Je ressens de la joie d’être à la Ferme du Vent et d’avancer avec toute l’équipe des Maisons de Bricourt où chacun est valorisé dans le geste qu’il accompli : que ce soit le jardinier qui plante des graines, le cuisinier qui pose une fleur sur une assiette. C’est un endroit pour être créateur et aujourd’hui ces endroits sont assez rares. Il est plus facile de formater les gens à des gestes et à des protocoles. La pièce où je travaille est face à la mer, axée sur la lumière de l’Est et le Mont-Saint -Michel. Pendant le soin, je suis seule à voir la mer, à recevoir l’énergie du soleil et des marées pour pouvoir la transmettre aux patients. C’est peut-être le seul moment où les patients ne voient pas la mer et ils se retrouvent avec eux-mêmes autrement.

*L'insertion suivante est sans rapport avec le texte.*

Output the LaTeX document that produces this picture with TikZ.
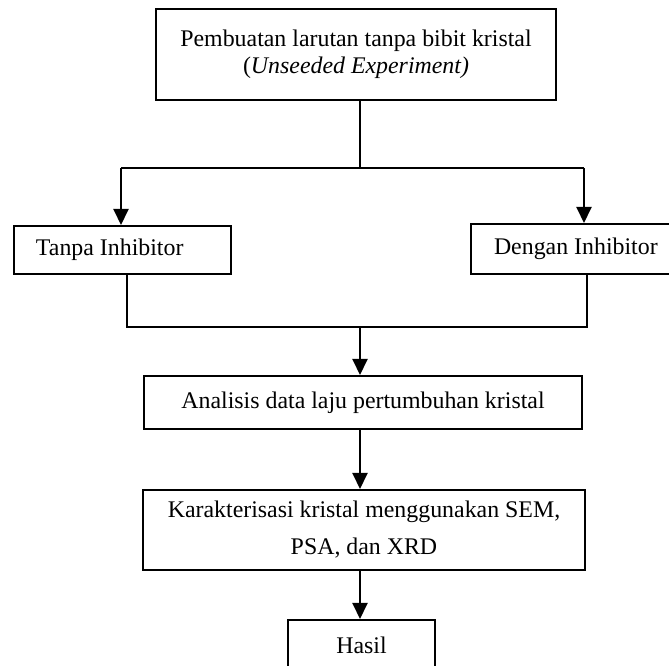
\documentclass[tikz,border=0pt]{standalone}
\usepackage{fontspec}
\setmainfont{Liberation Serif}
\usetikzlibrary{arrows.meta}
\begin{document}
\begin{tikzpicture}[x=0.75pt,y=-0.75pt,
  box/.style={draw, line width=1.5pt, inner sep=0pt, anchor=north west, font=\fontsize{17.9}{20.25}\selectfont},
  link/.style={line width=1.5pt},
  arr/.style={line width=1.5pt, -{Triangle[width=11.25pt,length=12pt]}}]
\useasboundingbox (0,0) rectangle (669,666);
\clip (0,0) rectangle (669,666);
\node[box, align=center, minimum width=400*0.75pt, minimum height=91*0.75pt] (top) at (155,8)
  {Pembuatan larutan tanpa bibit kristal\\(\textit{Unseeded Experiment)}};
\node[box, inner xsep=22*0.75pt, minimum height=48*0.75pt] (tanpa) at (13,225)
  {\makebox[129.75pt][l]{Tanpa Inhibitor}};
\node[box, inner xsep=23*0.75pt, minimum height=50*0.75pt] (dengan) at (470,223)
  {\makebox[135pt][l]{Dengan Inhibitor}};
\node[box, align=center, minimum width=438*0.75pt, minimum height=53*0.75pt] (analisis) at (143,375)
  {Analisis data laju pertumbuhan kristal};
\node[box, align=center, minimum width=442*0.75pt, minimum height=80*0.75pt] (karak) at (142,489)
  {Karakterisasi kristal menggunakan SEM,\\[7.5pt]PSA, dan XRD};
\node[box, align=center, minimum width=147*0.75pt, minimum height=50*0.75pt] (hasil) at (287,619)
  {Hasil};
\coordinate (j1) at (360,168);
\coordinate (jl) at (121,168);
\coordinate (jr) at (584,168);
\coordinate (bl) at (127,327);
\coordinate (br) at (587,327);
\coordinate (bm) at (360,327);
\draw[link] (top.south -| j1) -- (j1);
\draw[link] (jl) -- (jr);
\draw[arr] (jl) -- (tanpa.north -| jl);
\draw[arr] (jr) -- (dengan.north -| jr);
\draw[link] (tanpa.south -| bl) -- (bl) -- (br) -- (dengan.south -| br);
\draw[arr] (bm) -- (analisis.north -| bm);
\draw[arr] (analisis.south -| bm) -- (karak.north -| bm);
\draw[arr] (karak.south -| bm) -- (hasil.north -| bm);
\end{tikzpicture}
\end{document}
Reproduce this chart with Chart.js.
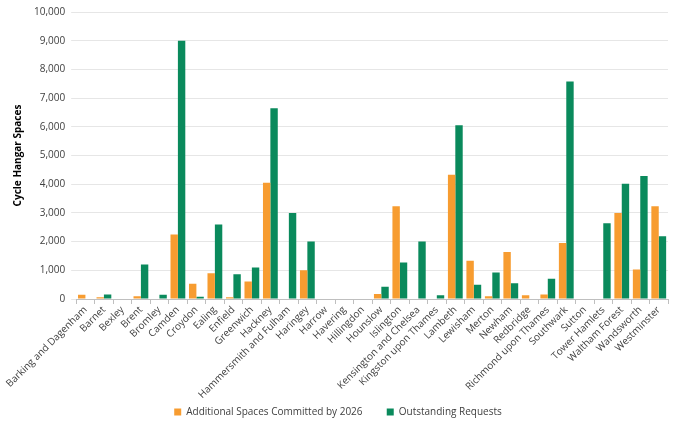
<!DOCTYPE html>
<html>
<head>
<meta charset="utf-8">
<script src="https://cdn.jsdelivr.net/npm/chart.js@4"></script>
<style>
  html, body { margin: 0; padding: 0; background: #fff; }
  #wrap { width: 680px; height: 428px; }
</style>
</head>
<body>
<div id="wrap"><canvas id="chart"></canvas></div>
<script>
const boroughs = ['Barking and Dagenham', 'Barnet', 'Bexley', 'Brent', 'Bromley', 'Camden', 'Croydon', 'Ealing',
  'Enfield', 'Greenwich', 'Hackney', 'Hammersmith and Fulham', 'Haringey', 'Harrow', 'Havering', 'Hillingdon',
  'Hounslow', 'Islington', 'Kensington and Chelsea', 'Kingston upon Thames', 'Lambeth', 'Lewisham', 'Merton',
  'Newham', 'Redbridge', 'Richmond upon Thames', 'Southwark', 'Sutton', 'Tower Hamlets', 'Waltham Forest',
  'Wandsworth', 'Westminster'];

const committed = [150, 60, 0, 100, 20, 2250, 530, 900, 60, 610, 4050, 0, 1000, 0, 0, 0,
  175, 3230, 0, 20, 4330, 1330, 100, 1640, 130, 160, 1955, 20, 0, 3000, 1030, 3230];

const outstanding = [0, 160, 0, 1200, 150, 9000, 80, 2600, 860, 1100, 6650, 3000, 2000, 0, 20, 0,
  430, 1270, 2000, 130, 6050, 500, 925, 545, 0, 705, 7580, 0, 2640, 4015, 4290, 2190];

const seriesNames = ['Additional Spaces Committed by 2026', 'Outstanding Requests'];
const yTitle = 'Cycle Hangar Spaces';

const tickFont = { family: 'Open Sans', size: 10 };

new Chart(document.getElementById('chart'), {
  type: 'bar',
  data: {
    labels: boroughs,
    datasets: [{
      label: seriesNames[0],
      data: committed,
      backgroundColor: '#F79C30'
    }, {
      label: seriesNames[1],
      data: outstanding,
      backgroundColor: '#0A8A5C'
    }]
  },
  options: {
    responsive: true,
    maintainAspectRatio: false,
    animation: false,
    layout: { padding: { left: 8, right: 12, top: 4, bottom: 1 } },
    datasets: { bar: { categoryPercentage: 0.8, barPercentage: 1.0 } },
    plugins: {
      legend: {
        position: 'bottom',
        labels: {
          color: '#404040',
          font: tickFont,
          boxWidth: 7,
          boxHeight: 7,
          padding: 6,
          // small vertical padding, so widen the gap between the two items with spaces
          generateLabels: (chart) => Chart.defaults.plugins.legend.labels.generateLabels(chart)
            .map((item, i) => Object.assign(item, { text: i === 0 ? item.text + '       ' : item.text }))
        }
      },
      tooltip: { enabled: false }
    },
    scales: {
      x: {
        grid: { display: true, drawOnChartArea: false, tickLength: 5, color: '#bfbfbf' },
        border: { color: '#bfbfbf' },
        ticks: { color: '#404040', font: tickFont, minRotation: 45, maxRotation: 45, autoSkip: false, padding: 0 }
      },
      y: {
        min: 0,
        max: 10000,
        ticks: { stepSize: 1000, color: '#404040', font: tickFont, padding: 6 },
        grid: { color: '#e6e6e6', tickLength: 5 },
        border: { display: false },
        title: { display: true, text: yTitle, color: '#000', font: { family: 'Open Sans', size: 10, weight: 'bold' } }
      }
    }
  }
});
</script>
</body>
</html>
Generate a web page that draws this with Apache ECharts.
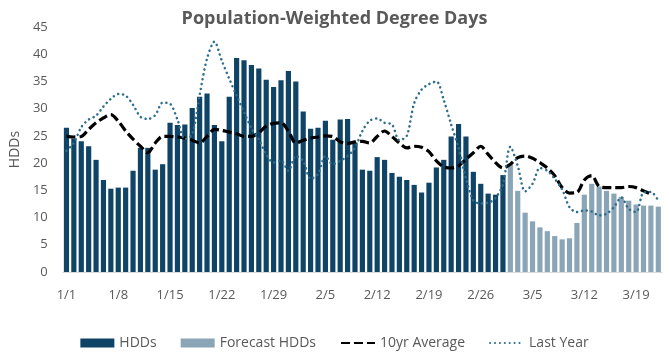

Tu rencontres de nombreuses personnes à travers les soins, certaines reviennent. Tu recueilles leurs émotions. Quelles sont les émotions des personnes qui séjournent à la Ferme du Vent et qui ont la chance de vivre un soin ?
Le soin et le lieu permettent de se ré-amarrer à soi, à sa terre intérieure. A la Ferme du Vent, il n’existe pas de protocole pour vivre l’expérience. J’aime trop la liberté, c’est pourquoi je veux donner la chance à chacun de grandir lui-même. Je ne veux pas être dans le rôle du sachant. J’instaure un dialogue avec le patient, avec ses pieds. C’est dans cet espace que l’on fabrique ensemble que le soin opère. En travaillant sur les pieds, j’aide la personne à faire circuler la vie en elle. Les personnes repartent plus riches qu’elles n’étaient, plus riches d’une part d’elles-mêmes. Elles reconnectent avec leur profondeur, leur âme.
Le lieu est juste, et tout le monde, les humains comme les choses, se mettent au diapason. Les personnes reviennent. La Ferme du Vent n’est pas un lieu de passage, mais un lieu de ressourcement.
Quelques mois se sont écoulés depuis la parution de ton livre « L’Homme est un arbre qui marche ». Peux-tu nous raconter la manière dont tu perçois ce livre aujourd’hui ?
Le livre a été un moyen pour moi d’asseoir mon travail ; c’est un outil qui pose ce que je fais et pourquoi je le fais ici. L’enjeu du livre a été de mettre des mots sur ce que mes mains font. Cela a été un retour sur tout ce que j’avais investi au cours de ma vie. J’ai théorisé ma pratique de thérapeute. Après avoir appris, je peux à présent transmettre et le livre constitue cette étape de transmission.